Anche il montaggio di Dog Star Man fu assai lento e laborioso, tanto che per terminarlo Brakhage e sua moglie Jane impiegarono un anno e mezzo. “Intanto ogni volta che la mente interferiva la tenevo a freno con la gabbia di John Cage. Ricorsi con successo a Cage durante la composizione di questo film nel senso che ogni momento potevo tendere la mano ed afferrare la sua gabbia e salvaguardare la possibilità di operazioni casuali da ogni prepotere intellettuale del cervello”. Tuttavia, i «silenzi» del film non hanno niente a che fare con il Silenzio di Cage. Pur apprezzando la musica di Cage, Brakhage ama in modo particolare alcuni episodi musicali di Morton Feldman: un suono che accade e poi silenzio, quel tanto che basta per sostenere «quel» suono prima che ne giunga un altro.
Dalla seconda partedi Dog Star Man in avanti, Brakhage tornò al metodo di montare più rotoli di film, di lunghezza uguale all’intera parte, da sovrimporsi poi integralmente in fase di stampa. Per la seconda parte (che presenta immagini di rigenerazione) i rotoli furono due; tre per la terza parte (il cui tema è di carattere sessuale), e quattro per la quarta parte (che si conclude con una sequenza sincopata in cui il protagonista spacca con un’accetta il tronco dell’albero bianco).
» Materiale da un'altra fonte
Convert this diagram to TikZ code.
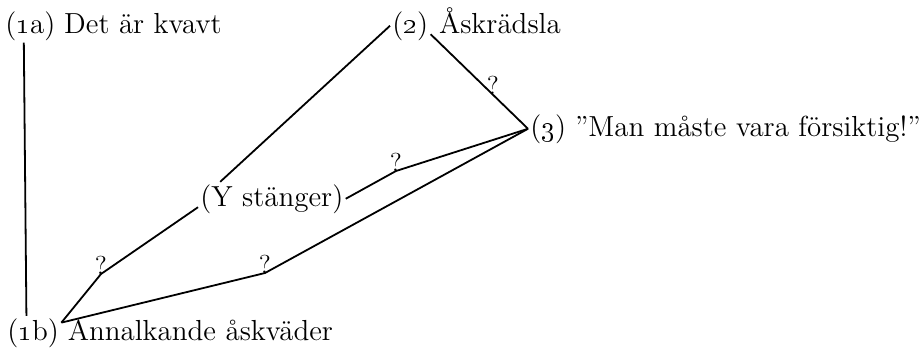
\documentclass[tikz,border=0pt]{standalone}
\usepackage{tikz}
\usetikzlibrary{positioning,calc}
\tikzset{
  lbl/.style={font=\fontsize{14.5}{17}\selectfont, inner sep=1pt},
  qmark/.style={font=\fontsize{13}{15}\selectfont, inner sep=0pt, anchor=base},
  link/.style={line width=0.9pt, line join=round},
}

\begin{document}
\begin{tikzpicture}[x=0.5pt,y=-0.5pt]
  \useasboundingbox (0,0) rectangle (921,355);

  % statements
  \node[lbl, anchor=base west] (n1a) at (3,33) {(\oldstylenums{1}a)};
  \node[lbl, base right=2pt of n1a] (t1a) {Det är kvavt};
  \node[lbl, anchor=base west] (n1b) at (5,340) {(\oldstylenums{1}b)};
  \node[lbl, base right=2pt of n1b] (t1b) {Annalkande åskväder};
  \node[lbl, anchor=base west] (n2) at (390,33) {(\oldstylenums{2})};
  \node[lbl, base right=3pt of n2] (t2) {Åskrädsla};
  \node[lbl, anchor=base west] (n3) at (528,136) {(\oldstylenums{3})};
  \node[lbl, base right=2pt of n3] (t3) {”Man måste vara försiktig!”};
  \node[lbl, anchor=base west] (nY) at (198,206) {(Y stänger)};

  % question marks
  \node[qmark] (qa) at (101,274) {?};
  \node[qmark] (qb) at (265,273) {?};
  \node[qmark] (qc) at (396,171) {?};

  % links
  \draw[link] ($(n1a.south west)!0.38!(n1a.south east)$) -- ($(n1b.north west)!0.38!(n1b.north east)$);
  \draw[link] ($(n1b.north east)!0.4!(n1b.east)$) -- (qa.base) -- ($(nY.west)!0.5!(nY.south west)$);
  \draw[link] ($(n1b.north east)!0.4!(n1b.east)$) -- (qb.base) -- (n3.west);
  \draw[link] ($(nY.north west)!0.15!(nY.north east)$) -- (n2.west);
  \draw[link] (nY.east) -- (qc.base) -- (n3.west);
  \draw[link] ($(n2.east)!0.5!(n2.south east)$) -- node[qmark, pos=0.64] (qd) {?} (n3.west);
\end{tikzpicture}
\end{document}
Passando a The Art of Vision, Brakhage unì i rulli di ogni parte in tutte le combinazioni matematicamente possibili, con un procedimento che egli riferisce all’ultima opera di Bach (paragoni che sostanzialmente demeritano il lavoro di entrambi). Di fatto, il processo di scomposizione e di ripetizione porta ad un’indubbia estensione poetica il materiale di Dog Star Man. Ne viene messa in evidenza tutta la vitalità propria di queste immagini, di cui seguiamo la lenta evoluzione negli accostamenti sempre diversi ma simili, che generano un’intensa e parallela variazione dei significati.
Stan Brakhage è morto nel marzo 2003 a Victoria, in Canada, la città dove si era da poco trasferito con la sua seconda moglie, Marilyn, dopo essersi ritirato dall’insegnamento cinematografico all’Università del Colorado. Sul letto di morte, nonostante i tremendi dolori causati da un cancro in fase terminale, ha continuato a creare fino all’ultimo, girando The Chinese Series.
Il suo maggiore esegeta, P. Adams Sitney, (autore di Visionary Film, testo importantissimo per la comprensione del New American Cinema), alla sua morte lo ha definito “il più grande vitalista del cinema”, quello che ha saputo conciliare “nel modo più vitale” il cinema — cioè l’arte — con la vita.